■ Dataset section:
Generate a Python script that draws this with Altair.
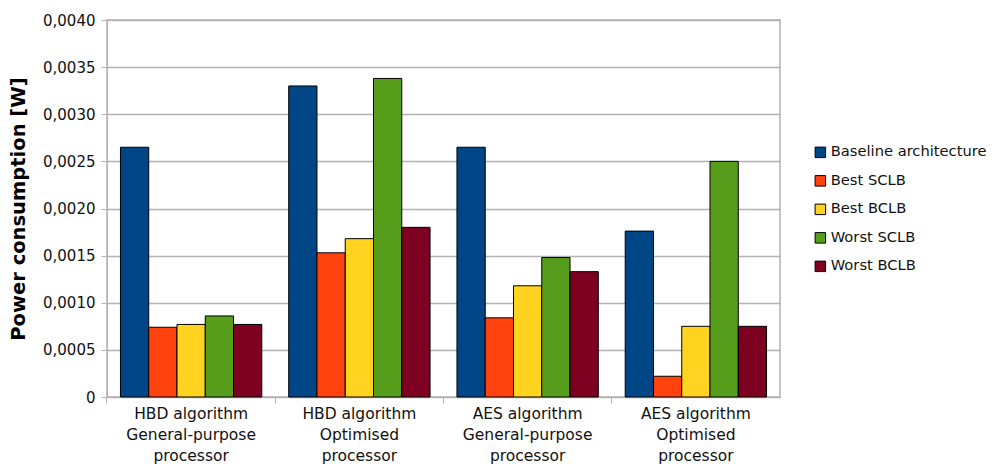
import altair as alt
import pandas as pd

groups = [
    "HBD algorithm|General-purpose|processor",
    "HBD algorithm|Optimised|processor",
    "AES algorithm|General-purpose|processor",
    "AES algorithm|Optimised|processor",
]
series = ["Baseline architecture", "Best SCLB", "Best BCLB", "Worst SCLB", "Worst BCLB"]
colors = ["#004586", "#ff420e", "#ffd320", "#579d1c", "#7e0021"]

baseline = [0.00265, 0.00330, 0.00265, 0.00176]
best_sclb = [0.00074, 0.00153, 0.00084, 0.00022]
best_bclb = [0.00077, 0.00168, 0.00118, 0.00075]
worst_sclb = [0.00086, 0.00338, 0.00148, 0.00250]
worst_bclb = [0.00077, 0.00180, 0.00133, 0.00075]

vals = [baseline, best_sclb, best_bclb, worst_sclb, worst_bclb]
rows = []
for s, v in zip(series, vals):
    for g, x in zip(groups, v):
        rows.append({"group": g, "series": s, "value": x})
df = pd.DataFrame(rows)

font = "DejaVu Sans"

chart = alt.Chart(df).mark_bar(stroke="black", strokeWidth=1).encode(
    x=alt.X("group:N", sort=groups, title=None,
            scale=alt.Scale(paddingInner=0.16, paddingOuter=0.08),
            axis=alt.Axis(labelExpr="split(datum.label, '|')", labelAngle=0,
                          labelFontSize=15.5, labelFont=font, labelColor="#111",
                          labelLineHeight=21, labelPadding=3, labelBaseline="top",
                          bandPosition=-0.096, ticks=True, tickSize=6, tickColor="#b3b3b3",
                          domainColor="#b3b3b3", grid=False)),
    xOffset=alt.XOffset("series:N", sort=series),
    y=alt.Y("value:Q", title="Power consumption [W]",
            scale=alt.Scale(domain=[0, 0.004], nice=False),
            axis=alt.Axis(values=[0, 0.0005, 0.001, 0.0015, 0.002, 0.0025, 0.003, 0.0035, 0.004],
                          labelExpr="datum.value == 0 ? '0' : replace(format(datum.value, '.4f'), '.', ',')",
                          labelFontSize=15, labelFont=font, labelColor="#111",
                          labelPadding=6, tickSize=6, tickColor="#b3b3b3",
                          domainColor="#b3b3b3", gridColor="#b3b3b3", gridWidth=1.5,
                          titleFont=font, titleFontSize=19.5, titleFontWeight="bold",
                          titleColor="black", titlePadding=14)),
    color=alt.Color("series:N", sort=series,
                    scale=alt.Scale(domain=series, range=colors),
                    legend=alt.Legend(title=None, orient="none", legendX=706, legendY=125,
                                      symbolType="square", symbolSize=110,
                                      symbolStrokeColor="black", symbolStrokeWidth=1,
                                      labelFont=font, labelFontSize=14.7, labelColor="#111",
                                      labelLimit=300,
                                      rowPadding=12.5, labelOffset=3)),
).properties(
    width=673, height=377,
    padding={"left": 99, "top": 12, "right": 212, "bottom": 68},
    autosize=alt.AutoSizeParams(type="none"),
).configure_view(stroke="#b3b3b3", strokeWidth=1.5)

chart.save("out.html", embed_options={"renderer": "svg", "actions": False})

■ Task instructions: Set down the material exactly, every line of it, except for the pictures.

■ Complete response:
Generate a Python script that draws this with Altair.
import altair as alt
import pandas as pd

groups = [
    "HBD algorithm|General-purpose|processor",
    "HBD algorithm|Optimised|processor",
    "AES algorithm|General-purpose|processor",
    "AES algorithm|Optimised|processor",
]
series = ["Baseline architecture", "Best SCLB", "Best BCLB", "Worst SCLB", "Worst BCLB"]
colors = ["#004586", "#ff420e", "#ffd320", "#579d1c", "#7e0021"]

baseline = [0.00265, 0.00330, 0.00265, 0.00176]
best_sclb = [0.00074, 0.00153, 0.00084, 0.00022]
best_bclb = [0.00077, 0.00168, 0.00118, 0.00075]
worst_sclb = [0.00086, 0.00338, 0.00148, 0.00250]
worst_bclb = [0.00077, 0.00180, 0.00133, 0.00075]

vals = [baseline, best_sclb, best_bclb, worst_sclb, worst_bclb]
rows = []
for s, v in zip(series, vals):
    for g, x in zip(groups, v):
        rows.append({"group": g, "series": s, "value": x})
df = pd.DataFrame(rows)

font = "DejaVu Sans"

chart = alt.Chart(df).mark_bar(stroke="black", strokeWidth=1).encode(
    x=alt.X("group:N", sort=groups, title=None,
            scale=alt.Scale(paddingInner=0.16, paddingOuter=0.08),
            axis=alt.Axis(labelExpr="split(datum.label, '|')", labelAngle=0,
                          labelFontSize=15.5, labelFont=font, labelColor="#111",
                          labelLineHeight=21, labelPadding=3, labelBaseline="top",
                          bandPosition=-0.096, ticks=True, tickSize=6, tickColor="#b3b3b3",
                          domainColor="#b3b3b3", grid=False)),
    xOffset=alt.XOffset("series:N", sort=series),
    y=alt.Y("value:Q", title="Power consumption [W]",
            scale=alt.Scale(domain=[0, 0.004], nice=False),
            axis=alt.Axis(values=[0, 0.0005, 0.001, 0.0015, 0.002, 0.0025, 0.003, 0.0035, 0.004],
                          labelExpr="datum.value == 0 ? '0' : replace(format(datum.value, '.4f'), '.', ',')",
                          labelFontSize=15, labelFont=font, labelColor="#111",
                          labelPadding=6, tickSize=6, tickColor="#b3b3b3",
                          domainColor="#b3b3b3", gridColor="#b3b3b3", gridWidth=1.5,
                          titleFont=font, titleFontSize=19.5, titleFontWeight="bold",
                          titleColor="black", titlePadding=14)),
    color=alt.Color("series:N", sort=series,
                    scale=alt.Scale(domain=series, range=colors),
                    legend=alt.Legend(title=None, orient="none", legendX=706, legendY=125,
                                      symbolType="square", symbolSize=110,
                                      symbolStrokeColor="black", symbolStrokeWidth=1,
                                      labelFont=font, labelFontSize=14.7, labelColor="#111",
                                      labelLimit=300,
                                      rowPadding=12.5, labelOffset=3)),
).properties(
    width=673, height=377,
    padding={"left": 99, "top": 12, "right": 212, "bottom": 68},
    autosize=alt.AutoSizeParams(type="none"),
).configure_view(stroke="#b3b3b3", strokeWidth=1.5)

chart.save("out.html", embed_options={"renderer": "svg", "actions": False})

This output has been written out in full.